| Task to complete |
Write the listing below out again exactly, dropping the images.
• • • • • • •
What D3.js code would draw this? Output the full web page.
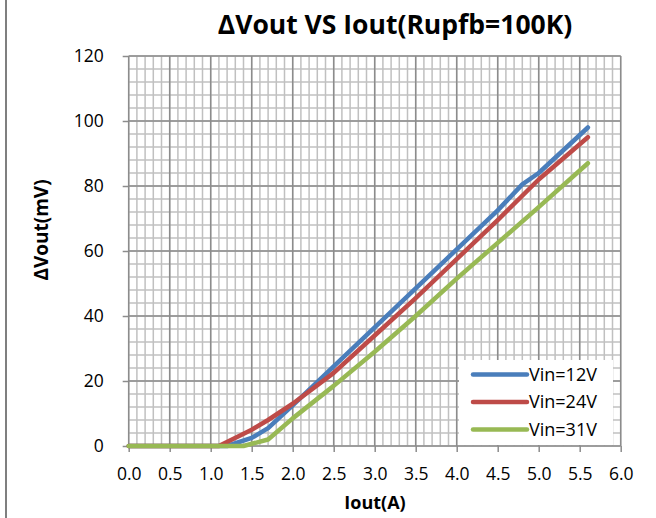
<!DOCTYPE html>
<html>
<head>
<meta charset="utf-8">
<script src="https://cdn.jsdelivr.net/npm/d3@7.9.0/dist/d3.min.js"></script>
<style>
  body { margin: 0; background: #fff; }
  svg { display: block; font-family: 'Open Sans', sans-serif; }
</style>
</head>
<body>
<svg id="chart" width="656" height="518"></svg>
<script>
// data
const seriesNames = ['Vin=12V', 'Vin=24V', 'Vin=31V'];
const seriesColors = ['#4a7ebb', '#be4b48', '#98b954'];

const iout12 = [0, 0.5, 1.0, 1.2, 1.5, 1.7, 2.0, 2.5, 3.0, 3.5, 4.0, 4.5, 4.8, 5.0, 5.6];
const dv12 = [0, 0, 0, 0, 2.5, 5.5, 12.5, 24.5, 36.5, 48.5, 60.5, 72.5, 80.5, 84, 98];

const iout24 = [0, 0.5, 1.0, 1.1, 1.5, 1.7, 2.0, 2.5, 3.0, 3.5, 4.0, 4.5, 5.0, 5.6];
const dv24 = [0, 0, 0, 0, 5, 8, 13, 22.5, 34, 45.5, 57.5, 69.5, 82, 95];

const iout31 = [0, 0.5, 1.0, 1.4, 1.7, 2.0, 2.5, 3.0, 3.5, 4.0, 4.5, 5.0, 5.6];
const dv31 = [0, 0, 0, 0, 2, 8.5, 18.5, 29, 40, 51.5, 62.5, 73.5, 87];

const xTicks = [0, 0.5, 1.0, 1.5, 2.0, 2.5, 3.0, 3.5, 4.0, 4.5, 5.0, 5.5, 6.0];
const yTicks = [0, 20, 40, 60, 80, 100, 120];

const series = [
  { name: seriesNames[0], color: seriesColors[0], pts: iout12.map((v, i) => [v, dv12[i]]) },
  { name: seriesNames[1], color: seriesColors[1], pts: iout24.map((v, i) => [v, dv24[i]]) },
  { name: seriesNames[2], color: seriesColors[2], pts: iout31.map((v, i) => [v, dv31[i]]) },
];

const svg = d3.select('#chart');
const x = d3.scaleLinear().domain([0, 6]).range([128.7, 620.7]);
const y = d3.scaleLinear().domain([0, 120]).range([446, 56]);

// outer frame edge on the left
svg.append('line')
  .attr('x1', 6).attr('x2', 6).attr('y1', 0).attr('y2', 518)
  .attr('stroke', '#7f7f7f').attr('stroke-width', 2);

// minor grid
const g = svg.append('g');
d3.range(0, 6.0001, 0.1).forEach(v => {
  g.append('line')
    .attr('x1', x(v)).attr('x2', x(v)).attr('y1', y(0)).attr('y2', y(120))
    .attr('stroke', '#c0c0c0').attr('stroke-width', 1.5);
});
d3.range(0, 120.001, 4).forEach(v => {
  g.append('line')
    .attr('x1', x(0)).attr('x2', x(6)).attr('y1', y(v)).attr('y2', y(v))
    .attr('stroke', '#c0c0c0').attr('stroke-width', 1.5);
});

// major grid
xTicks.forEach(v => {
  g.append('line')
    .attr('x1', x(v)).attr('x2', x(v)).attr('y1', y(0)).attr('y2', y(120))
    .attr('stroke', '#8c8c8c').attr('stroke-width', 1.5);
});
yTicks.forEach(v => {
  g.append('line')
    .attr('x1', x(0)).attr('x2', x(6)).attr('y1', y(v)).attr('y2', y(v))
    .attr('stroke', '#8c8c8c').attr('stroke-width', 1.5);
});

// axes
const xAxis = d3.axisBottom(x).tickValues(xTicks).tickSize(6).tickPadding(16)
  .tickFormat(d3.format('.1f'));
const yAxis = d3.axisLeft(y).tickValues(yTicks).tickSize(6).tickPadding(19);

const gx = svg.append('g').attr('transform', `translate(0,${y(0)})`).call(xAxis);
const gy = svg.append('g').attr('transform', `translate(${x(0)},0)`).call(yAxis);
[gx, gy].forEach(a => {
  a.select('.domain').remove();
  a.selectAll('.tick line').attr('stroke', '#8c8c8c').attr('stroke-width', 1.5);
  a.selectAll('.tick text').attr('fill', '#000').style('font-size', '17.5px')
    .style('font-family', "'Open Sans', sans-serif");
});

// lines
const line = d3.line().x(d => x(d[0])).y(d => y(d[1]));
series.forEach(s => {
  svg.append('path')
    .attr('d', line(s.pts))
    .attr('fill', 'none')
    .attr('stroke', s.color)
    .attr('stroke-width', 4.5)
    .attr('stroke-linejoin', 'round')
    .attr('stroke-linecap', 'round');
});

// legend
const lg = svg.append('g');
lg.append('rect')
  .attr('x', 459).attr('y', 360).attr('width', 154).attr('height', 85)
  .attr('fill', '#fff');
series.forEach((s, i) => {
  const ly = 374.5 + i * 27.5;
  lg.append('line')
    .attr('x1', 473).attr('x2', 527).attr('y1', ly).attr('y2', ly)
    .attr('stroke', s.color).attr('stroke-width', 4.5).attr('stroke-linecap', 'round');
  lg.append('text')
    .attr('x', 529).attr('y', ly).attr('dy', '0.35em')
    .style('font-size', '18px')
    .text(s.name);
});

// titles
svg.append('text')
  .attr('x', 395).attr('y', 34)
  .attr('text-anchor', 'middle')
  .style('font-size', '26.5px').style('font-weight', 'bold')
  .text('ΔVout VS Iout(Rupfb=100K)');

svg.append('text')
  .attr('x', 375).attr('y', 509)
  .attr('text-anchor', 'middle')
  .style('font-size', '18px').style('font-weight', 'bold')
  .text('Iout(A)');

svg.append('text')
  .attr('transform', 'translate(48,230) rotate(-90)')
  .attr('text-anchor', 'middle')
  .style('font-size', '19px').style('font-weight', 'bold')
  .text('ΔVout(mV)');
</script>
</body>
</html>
• • • • • • •
| Answer to the problem |
What D3.js code would draw this? Output the full web page.
<!DOCTYPE html>
<html>
<head>
<meta charset="utf-8">
<script src="https://cdn.jsdelivr.net/npm/d3@7.9.0/dist/d3.min.js"></script>
<style>
  body { margin: 0; background: #fff; }
  svg { display: block; font-family: 'Open Sans', sans-serif; }
</style>
</head>
<body>
<svg id="chart" width="656" height="518"></svg>
<script>
// data
const seriesNames = ['Vin=12V', 'Vin=24V', 'Vin=31V'];
const seriesColors = ['#4a7ebb', '#be4b48', '#98b954'];

const iout12 = [0, 0.5, 1.0, 1.2, 1.5, 1.7, 2.0, 2.5, 3.0, 3.5, 4.0, 4.5, 4.8, 5.0, 5.6];
const dv12 = [0, 0, 0, 0, 2.5, 5.5, 12.5, 24.5, 36.5, 48.5, 60.5, 72.5, 80.5, 84, 98];

const iout24 = [0, 0.5, 1.0, 1.1, 1.5, 1.7, 2.0, 2.5, 3.0, 3.5, 4.0, 4.5, 5.0, 5.6];
const dv24 = [0, 0, 0, 0, 5, 8, 13, 22.5, 34, 45.5, 57.5, 69.5, 82, 95];

const iout31 = [0, 0.5, 1.0, 1.4, 1.7, 2.0, 2.5, 3.0, 3.5, 4.0, 4.5, 5.0, 5.6];
const dv31 = [0, 0, 0, 0, 2, 8.5, 18.5, 29, 40, 51.5, 62.5, 73.5, 87];

const xTicks = [0, 0.5, 1.0, 1.5, 2.0, 2.5, 3.0, 3.5, 4.0, 4.5, 5.0, 5.5, 6.0];
const yTicks = [0, 20, 40, 60, 80, 100, 120];

const series = [
  { name: seriesNames[0], color: seriesColors[0], pts: iout12.map((v, i) => [v, dv12[i]]) },
  { name: seriesNames[1], color: seriesColors[1], pts: iout24.map((v, i) => [v, dv24[i]]) },
  { name: seriesNames[2], color: seriesColors[2], pts: iout31.map((v, i) => [v, dv31[i]]) },
];

const svg = d3.select('#chart');
const x = d3.scaleLinear().domain([0, 6]).range([128.7, 620.7]);
const y = d3.scaleLinear().domain([0, 120]).range([446, 56]);

// outer frame edge on the left
svg.append('line')
  .attr('x1', 6).attr('x2', 6).attr('y1', 0).attr('y2', 518)
  .attr('stroke', '#7f7f7f').attr('stroke-width', 2);

// minor grid
const g = svg.append('g');
d3.range(0, 6.0001, 0.1).forEach(v => {
  g.append('line')
    .attr('x1', x(v)).attr('x2', x(v)).attr('y1', y(0)).attr('y2', y(120))
    .attr('stroke', '#c0c0c0').attr('stroke-width', 1.5);
});
d3.range(0, 120.001, 4).forEach(v => {
  g.append('line')
    .attr('x1', x(0)).attr('x2', x(6)).attr('y1', y(v)).attr('y2', y(v))
    .attr('stroke', '#c0c0c0').attr('stroke-width', 1.5);
});

// major grid
xTicks.forEach(v => {
  g.append('line')
    .attr('x1', x(v)).attr('x2', x(v)).attr('y1', y(0)).attr('y2', y(120))
    .attr('stroke', '#8c8c8c').attr('stroke-width', 1.5);
});
yTicks.forEach(v => {
  g.append('line')
    .attr('x1', x(0)).attr('x2', x(6)).attr('y1', y(v)).attr('y2', y(v))
    .attr('stroke', '#8c8c8c').attr('stroke-width', 1.5);
});

// axes
const xAxis = d3.axisBottom(x).tickValues(xTicks).tickSize(6).tickPadding(16)
  .tickFormat(d3.format('.1f'));
const yAxis = d3.axisLeft(y).tickValues(yTicks).tickSize(6).tickPadding(19);

const gx = svg.append('g').attr('transform', `translate(0,${y(0)})`).call(xAxis);
const gy = svg.append('g').attr('transform', `translate(${x(0)},0)`).call(yAxis);
[gx, gy].forEach(a => {
  a.select('.domain').remove();
  a.selectAll('.tick line').attr('stroke', '#8c8c8c').attr('stroke-width', 1.5);
  a.selectAll('.tick text').attr('fill', '#000').style('font-size', '17.5px')
    .style('font-family', "'Open Sans', sans-serif");
});

// lines
const line = d3.line().x(d => x(d[0])).y(d => y(d[1]));
series.forEach(s => {
  svg.append('path')
    .attr('d', line(s.pts))
    .attr('fill', 'none')
    .attr('stroke', s.color)
    .attr('stroke-width', 4.5)
    .attr('stroke-linejoin', 'round')
    .attr('stroke-linecap', 'round');
});

// legend
const lg = svg.append('g');
lg.append('rect')
  .attr('x', 459).attr('y', 360).attr('width', 154).attr('height', 85)
  .attr('fill', '#fff');
series.forEach((s, i) => {
  const ly = 374.5 + i * 27.5;
  lg.append('line')
    .attr('x1', 473).attr('x2', 527).attr('y1', ly).attr('y2', ly)
    .attr('stroke', s.color).attr('stroke-width', 4.5).attr('stroke-linecap', 'round');
  lg.append('text')
    .attr('x', 529).attr('y', ly).attr('dy', '0.35em')
    .style('font-size', '18px')
    .text(s.name);
});

// titles
svg.append('text')
  .attr('x', 395).attr('y', 34)
  .attr('text-anchor', 'middle')
  .style('font-size', '26.5px').style('font-weight', 'bold')
  .text('ΔVout VS Iout(Rupfb=100K)');

svg.append('text')
  .attr('x', 375).attr('y', 509)
  .attr('text-anchor', 'middle')
  .style('font-size', '18px').style('font-weight', 'bold')
  .text('Iout(A)');

svg.append('text')
  .attr('transform', 'translate(48,230) rotate(-90)')
  .attr('text-anchor', 'middle')
  .style('font-size', '19px').style('font-weight', 'bold')
  .text('ΔVout(mV)');
</script>
</body>
</html>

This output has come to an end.